Inspectors recently came across cans that appeared to be "Teasdale" canned corn. But when inspectors cracked the cans open, there wasn't corn inside. Instead, they found bags of marijuana. The smugglers heat sealed the drugs in bags, ensured the weight was the same as what was listed on the can, and used a can sealer to mask the smell.
The increase is a continuing trend. The total pounds of marijuana seized by inspectors, as well as the number of parcels containing the drug, have increased every fiscal year since 2005.
And postal inspectors, increasingly, have their hands full. There was an 84 percent increase in the amount of marijuana seized from 2007 to 2008 and a 180 percent increase between years 2008 and 2009. Inspectors uncovered 8,453 lbs. in 2007, 15,521 lbs. in 2008, and 43,403 lbs. of marijuana in 2009. In that same period, the total number of inspectors has remained relatively constant.
The U.S. Mail has always been an attractive way to ship pot, authorities say. It is seen by drug dealers as a good alternative to having someone drive a shipment cross-country, where one risks arrest and loss of product if stopped by law enforcement. However, the recent spike in marijuana mailings can also be explained by increased demand for the drug and by inspectors improving law enforcement techniques.
Now, inspectors are working to determine which mailboxes are attractive targets for traffickers.
Targeting 'Hot beds' for Shipping Marijuana
They have become more efficient in what's known as ZIP Code targeting, said Peter R. Rendina, a postal inspector and national spokesperson for the U.S. Postal Inspection Service. Through the course of investigations, inspectors identified which mail centers see the most drugs. Inspectors from other geographical locations are sent to assist those mail centers until problem becomes more manageable.
"Right now, we're really seeing an uptick in drugs being shipped through the southwest to destinations throughout the U.S.," said Rendina.
Of the 3,621 parcels of marijuana intercepted by inspectors nationwide in 2009, 75 percent were in the border towns of Texas, New Mexico, Arizona, and California. The area is seen as a "hotbed" for using the Postal Service to transport marijuana.
While post offices in the southwest region have seen the most drugs come through, other parts of the U.S. aren't immune. Last month, a New Jersey man was arrested for allegedly purchasing methamphetamine in California and mailing it to Newark, N.J. After obtaining a search warrant for the parcel, inspectors say they found 300 grams of meth inside. The case is still pending.
Illegal drugs are also being shipped to the Midwest. In the rural stretches of north-central South Dakota, a woman was expecting a new television at her home in Walworth County. When a large box was delivered to her doorstep, she assumed the television had arrived. Instead of finding a television inside the box, she found three bricks of marijuana, totaling 50 lbs.

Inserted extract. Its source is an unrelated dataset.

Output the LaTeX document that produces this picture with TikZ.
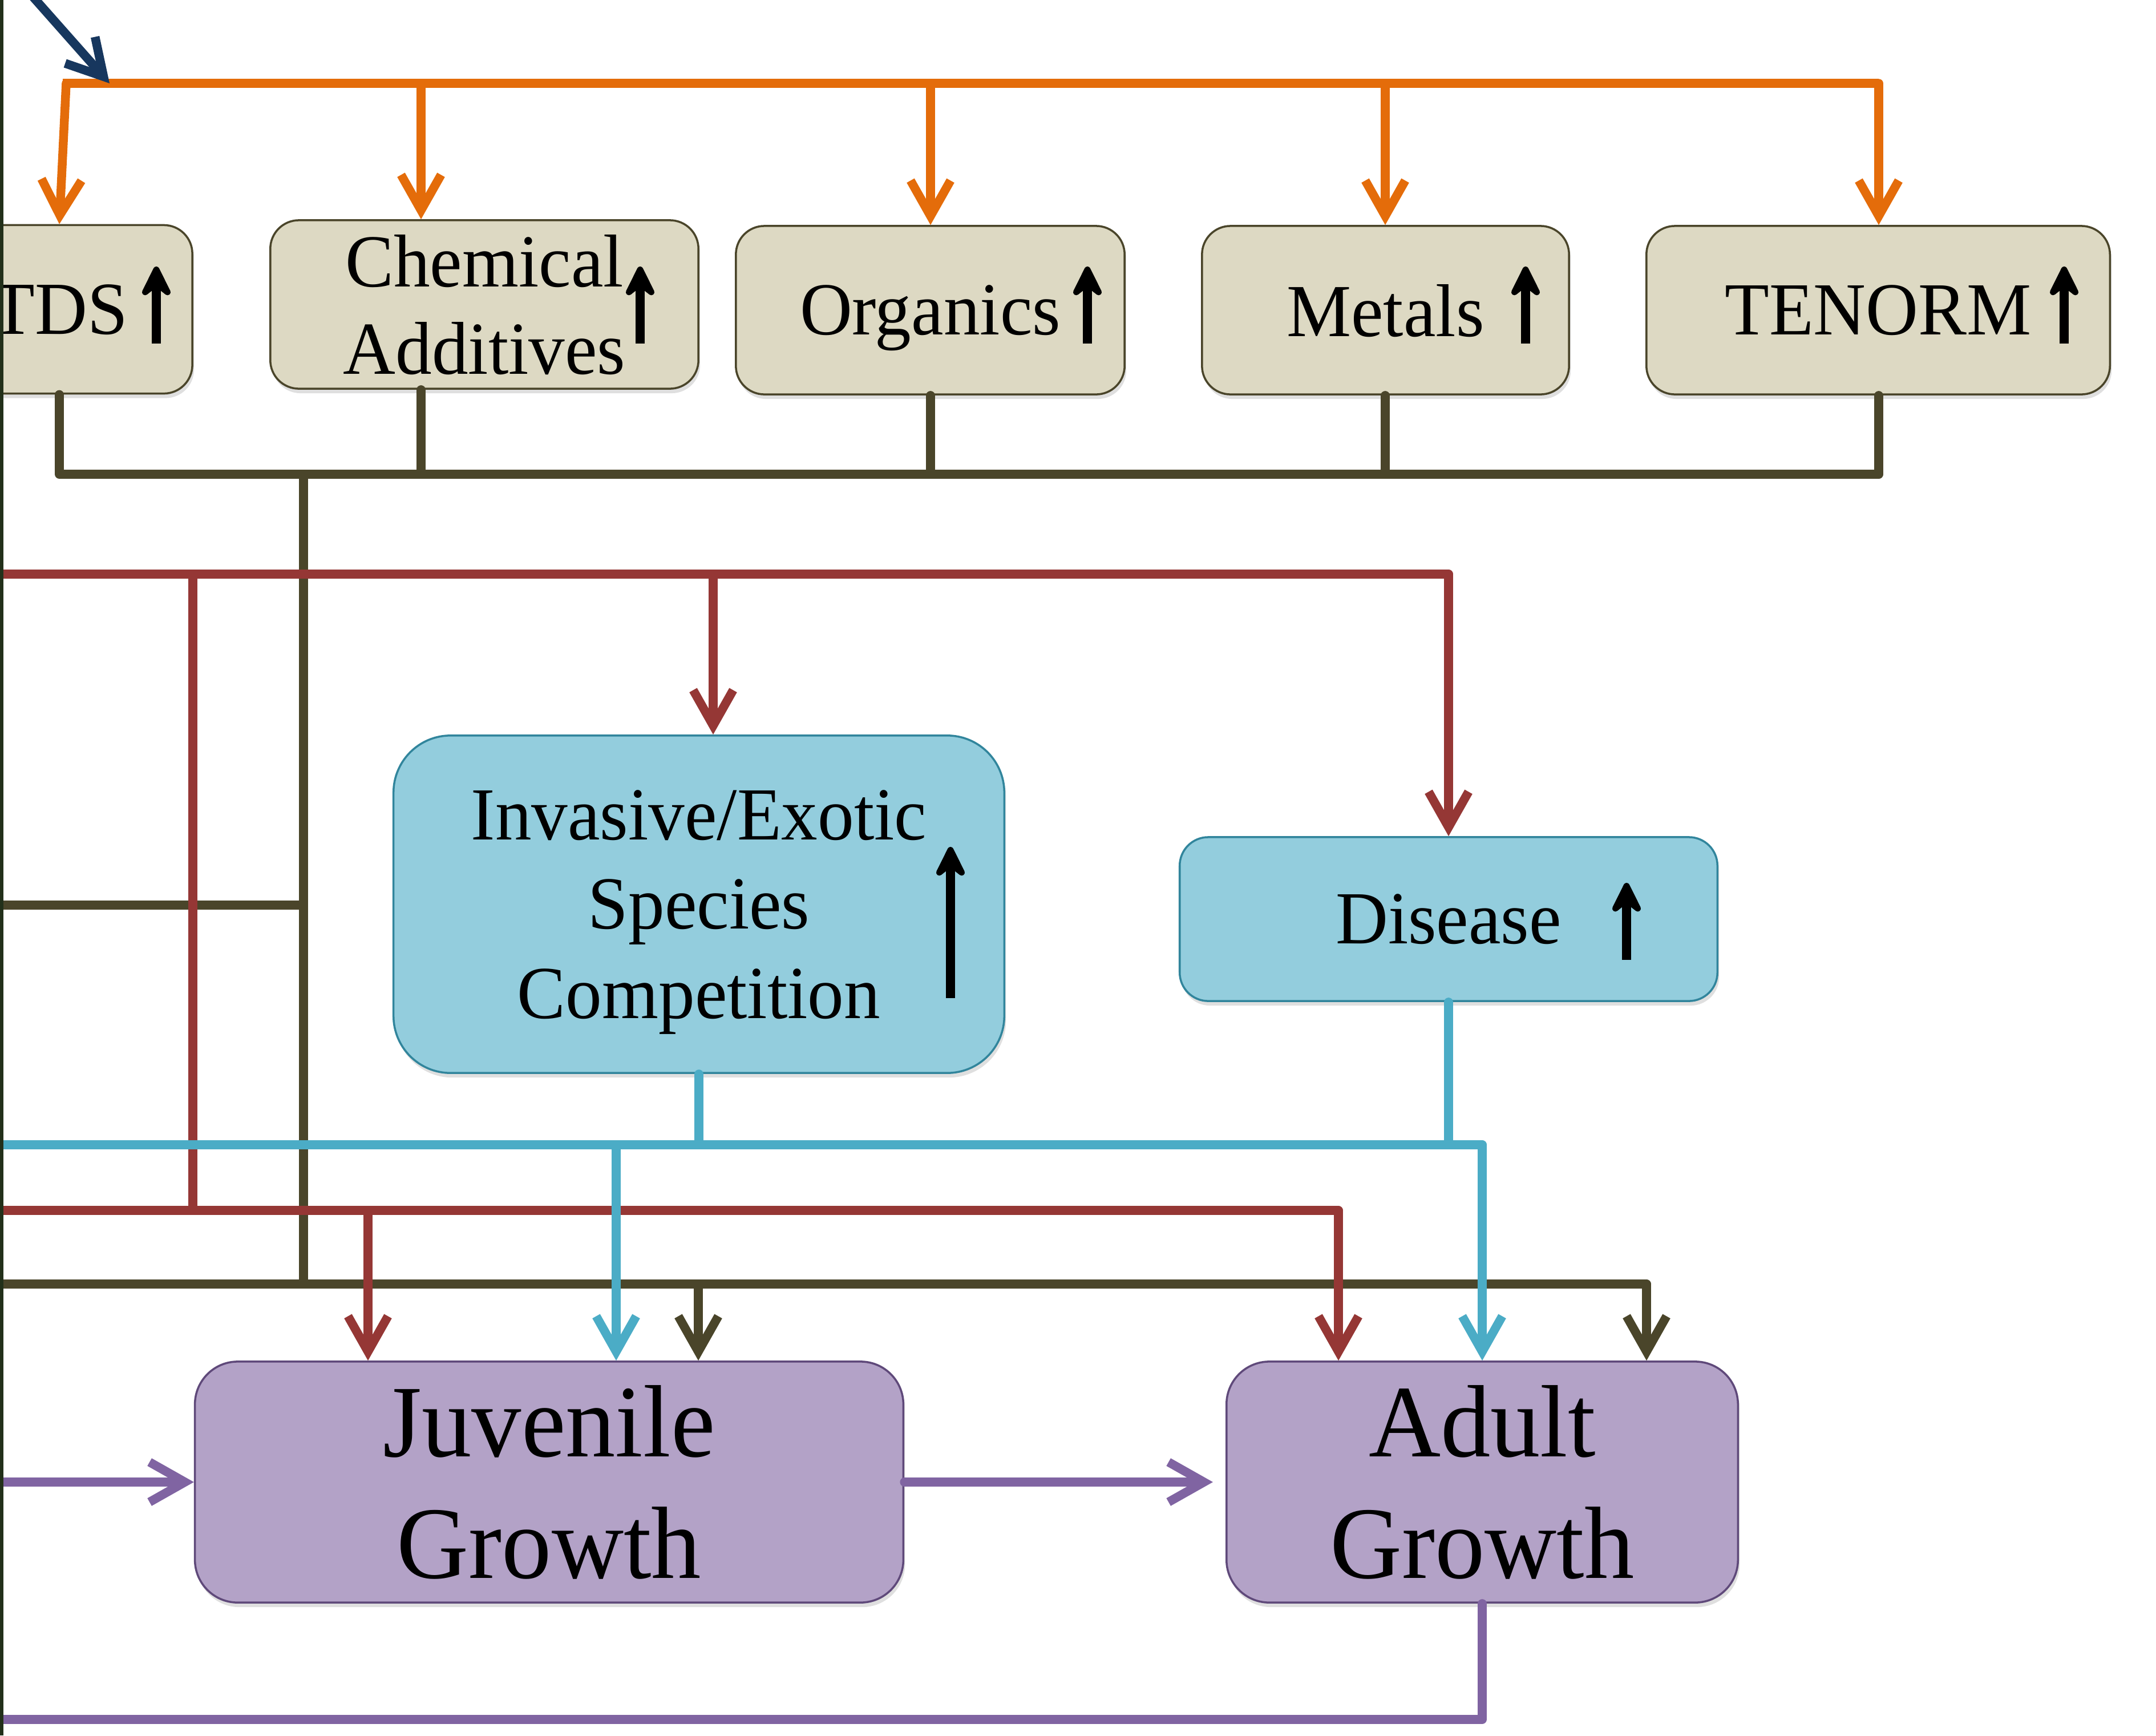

"It was not what she expected," said Sheriff Duane Mohr, who believes a Mexican drug cartel sent the package to the wrong address. "It had an international post stamp on it, but they were crafty enough to print off a return address label with a Motorola logo on it just to make it look legitimate."
Mohr estimates the drugs had a street value of $100,000.
Why Mailing Marijuana is Attractive
There are 1,614 inspectors at mail centers across the country looking for suspicious packages. Every day, they comb through the thousands of pieces of mail. Many inspectors employ the help of canine teams to locate packages containing drugs, though parcels are often packed with mustard, peanut butter, axel grease or coffee beans to cover up the drugs' odor.
There is "an attraction to shipping through the mail because they think they can be anonymous," said Rendina.
Rendina explained that drug cartels believe there is less risk in having a mule drop off a package at the post office, instead of driving a U-Haul full of product across the country.
But arrests are happening. In 2009, 1,278 people were busted for using the mail to transport drugs.
To identify potential suspects, inspectors conduct interviews, review video surveillance, and examine paper trails, like when and where the package is scanned. Inspectors also use intelligence about drug cartels and analyze drug trafficking trends, which they obtain on their own or by working with other federal law enforcement agencies, like the U.S. DEA.
Inspectors offer a $50,000 reward for information leading to the arrest and conviction of individuals shipping illegal substances through the U.S. Mail. Rendina says the reward money comes from asset forfeiture.
While marijuana mailings have increased, shipments of other drugs have declined. Between fiscal years 2008 and 2009, there were fewer seizures of cocaine, heroin, opium, and methamphetamine.